Restate the data below word for word. Skip any images it contains.

## Begin DATA EXCERPT

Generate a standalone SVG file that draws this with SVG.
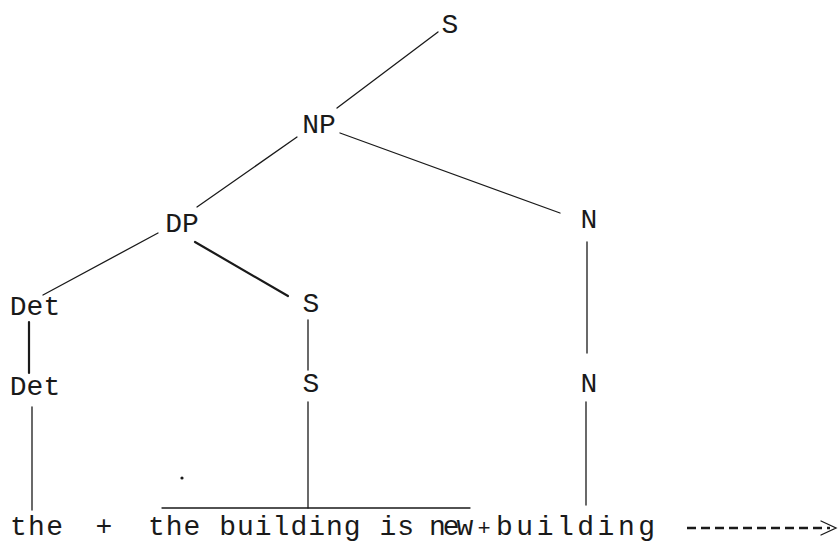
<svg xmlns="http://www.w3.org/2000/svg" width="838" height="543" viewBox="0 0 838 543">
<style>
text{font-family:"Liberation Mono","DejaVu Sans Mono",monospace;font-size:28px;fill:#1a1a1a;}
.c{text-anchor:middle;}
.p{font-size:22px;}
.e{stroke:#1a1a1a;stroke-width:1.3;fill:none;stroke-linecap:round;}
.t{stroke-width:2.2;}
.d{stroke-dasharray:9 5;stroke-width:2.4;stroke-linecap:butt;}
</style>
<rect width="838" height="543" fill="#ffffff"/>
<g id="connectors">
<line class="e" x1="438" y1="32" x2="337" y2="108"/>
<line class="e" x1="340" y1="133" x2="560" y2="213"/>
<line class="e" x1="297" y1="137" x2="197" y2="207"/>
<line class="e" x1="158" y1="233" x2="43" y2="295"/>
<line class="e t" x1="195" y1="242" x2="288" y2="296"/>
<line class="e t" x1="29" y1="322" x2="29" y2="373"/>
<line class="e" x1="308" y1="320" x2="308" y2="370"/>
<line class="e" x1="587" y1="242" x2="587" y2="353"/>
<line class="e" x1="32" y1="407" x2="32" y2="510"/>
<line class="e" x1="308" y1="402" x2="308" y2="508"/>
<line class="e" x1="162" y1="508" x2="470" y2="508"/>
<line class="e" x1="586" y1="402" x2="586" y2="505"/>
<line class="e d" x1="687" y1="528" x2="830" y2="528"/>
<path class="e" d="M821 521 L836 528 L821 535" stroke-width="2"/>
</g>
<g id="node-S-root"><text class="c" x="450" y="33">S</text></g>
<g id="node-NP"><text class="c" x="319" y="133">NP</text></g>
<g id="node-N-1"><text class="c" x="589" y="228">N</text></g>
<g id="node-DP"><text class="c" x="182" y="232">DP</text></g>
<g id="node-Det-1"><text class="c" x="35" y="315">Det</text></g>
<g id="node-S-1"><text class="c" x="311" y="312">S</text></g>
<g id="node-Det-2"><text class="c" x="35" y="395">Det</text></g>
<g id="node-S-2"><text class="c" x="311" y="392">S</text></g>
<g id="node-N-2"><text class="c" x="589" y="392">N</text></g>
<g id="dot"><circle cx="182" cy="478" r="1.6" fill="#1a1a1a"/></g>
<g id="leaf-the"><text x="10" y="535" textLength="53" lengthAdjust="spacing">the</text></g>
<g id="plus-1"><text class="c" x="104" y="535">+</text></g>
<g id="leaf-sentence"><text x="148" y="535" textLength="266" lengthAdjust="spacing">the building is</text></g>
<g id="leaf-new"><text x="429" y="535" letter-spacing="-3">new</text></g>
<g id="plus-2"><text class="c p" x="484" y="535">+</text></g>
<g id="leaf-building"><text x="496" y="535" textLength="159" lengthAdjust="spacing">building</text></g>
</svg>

## End DATA EXCERPT

ANSWER TO THIS EXERCISE →
Generate a standalone SVG file that draws this with SVG.
<svg xmlns="http://www.w3.org/2000/svg" width="838" height="543" viewBox="0 0 838 543">
<style>
text{font-family:"Liberation Mono","DejaVu Sans Mono",monospace;font-size:28px;fill:#1a1a1a;}
.c{text-anchor:middle;}
.p{font-size:22px;}
.e{stroke:#1a1a1a;stroke-width:1.3;fill:none;stroke-linecap:round;}
.t{stroke-width:2.2;}
.d{stroke-dasharray:9 5;stroke-width:2.4;stroke-linecap:butt;}
</style>
<rect width="838" height="543" fill="#ffffff"/>
<g id="connectors">
<line class="e" x1="438" y1="32" x2="337" y2="108"/>
<line class="e" x1="340" y1="133" x2="560" y2="213"/>
<line class="e" x1="297" y1="137" x2="197" y2="207"/>
<line class="e" x1="158" y1="233" x2="43" y2="295"/>
<line class="e t" x1="195" y1="242" x2="288" y2="296"/>
<line class="e t" x1="29" y1="322" x2="29" y2="373"/>
<line class="e" x1="308" y1="320" x2="308" y2="370"/>
<line class="e" x1="587" y1="242" x2="587" y2="353"/>
<line class="e" x1="32" y1="407" x2="32" y2="510"/>
<line class="e" x1="308" y1="402" x2="308" y2="508"/>
<line class="e" x1="162" y1="508" x2="470" y2="508"/>
<line class="e" x1="586" y1="402" x2="586" y2="505"/>
<line class="e d" x1="687" y1="528" x2="830" y2="528"/>
<path class="e" d="M821 521 L836 528 L821 535" stroke-width="2"/>
</g>
<g id="node-S-root"><text class="c" x="450" y="33">S</text></g>
<g id="node-NP"><text class="c" x="319" y="133">NP</text></g>
<g id="node-N-1"><text class="c" x="589" y="228">N</text></g>
<g id="node-DP"><text class="c" x="182" y="232">DP</text></g>
<g id="node-Det-1"><text class="c" x="35" y="315">Det</text></g>
<g id="node-S-1"><text class="c" x="311" y="312">S</text></g>
<g id="node-Det-2"><text class="c" x="35" y="395">Det</text></g>
<g id="node-S-2"><text class="c" x="311" y="392">S</text></g>
<g id="node-N-2"><text class="c" x="589" y="392">N</text></g>
<g id="dot"><circle cx="182" cy="478" r="1.6" fill="#1a1a1a"/></g>
<g id="leaf-the"><text x="10" y="535" textLength="53" lengthAdjust="spacing">the</text></g>
<g id="plus-1"><text class="c" x="104" y="535">+</text></g>
<g id="leaf-sentence"><text x="148" y="535" textLength="266" lengthAdjust="spacing">the building is</text></g>
<g id="leaf-new"><text x="429" y="535" letter-spacing="-3">new</text></g>
<g id="plus-2"><text class="c p" x="484" y="535">+</text></g>
<g id="leaf-building"><text x="496" y="535" textLength="159" lengthAdjust="spacing">building</text></g>
</svg>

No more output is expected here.